A decade later, Atlantic author, John W. Foster took a different tack, defending newcomers against what he saw as blatant discrimination. In "The Chinese Boycott" (January 1906), he criticized the Chinese Exclusion Act of 1894, which put a hold on Chinese immigration, and condemned Americans for their treatment of already-present Chinese residents. He referred to United States vs. Ju Toy, a 1905 Supreme Court case that ruled that Chinese immigrants had been "deprived of due process of law for the protection of their liberty and property."
Foster cited several particularly egregious examples of this mistreatment, including an instance in which Boston police and immigration officials descended upon the Chinese quarter, seizing people without producing any warrant for their arrest. The raid was especially cruel, he noted, given that it happened "on the day and at the hour when the Chinese of Boston and its vicinity were accustomed to congregate in the quarter named for the purpose of meeting friends and enjoying themselves after a week of steady and honest toil."
Such behavior, he insisted, was "not to our credit as a Christian and liberal-minded people." He quoted President Theodore Roosevelt who, in a recent speech, had declared that Chinese immigrants should enjoy "the same right of entry to this country, and the same treatment while here, as is guaranteed to citizens of any other nation."

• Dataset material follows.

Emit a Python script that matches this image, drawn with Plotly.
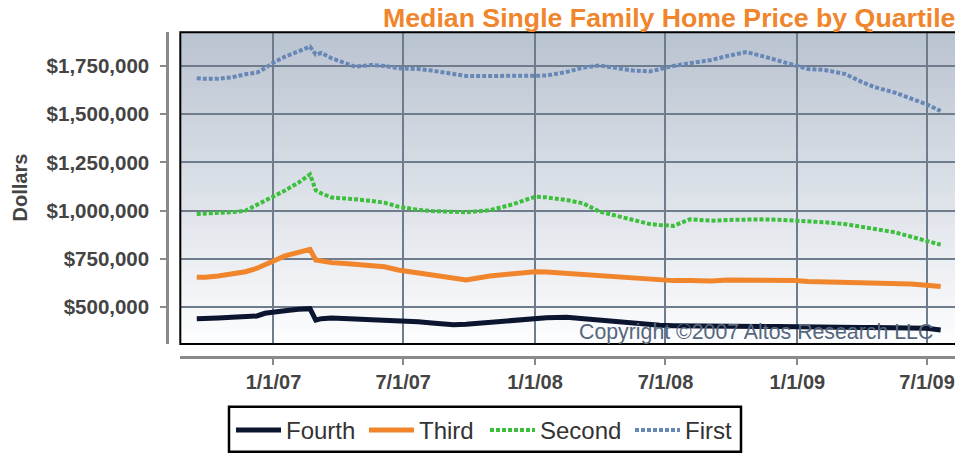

In "Races in the United States" (December 1908), William Z. Ripley questioned whether groups such as the Chinese and the Slavs would "coalesce to form ultimately a more or less uniform American type" or "remain separate, distinct, and perhaps discordant." He noted that America was in the midst of a great experiment, having become a nation of unparalleled diversity.
The most complex populations of Europe, such as those of the British Isles, Northern France, or even the Balkan States, seem ethnically pure by contrast. In some of these places the soothing hand of time has softened the racial contrasts. There are certain water holes, of course, like Gibraltar, Singapore, or Hong Kong, to which every type of human animal is attracted, and a notably mongrel population is the result. But for ethnic diversity on a large scale, the United States is certainly unique.
Ripley discussed various patterns of intermarriage—between Jews and Irishmen, Russians and Italians, Germans and French Canadians. Citing Darwin, he argued that "a powerful process of social selection is apparently at work among us" and expressed his conviction that the culture, if not the physical traits, of the Anglo-Saxon would prevail. White Americans, he concluded, were faced with a unique responsibility: to ensure that, "in due course of time, even if the Anglo-Saxon stock be physically inundated by the engulfing flood, the torch of its civilization and ideals may still continue to illuminate the way."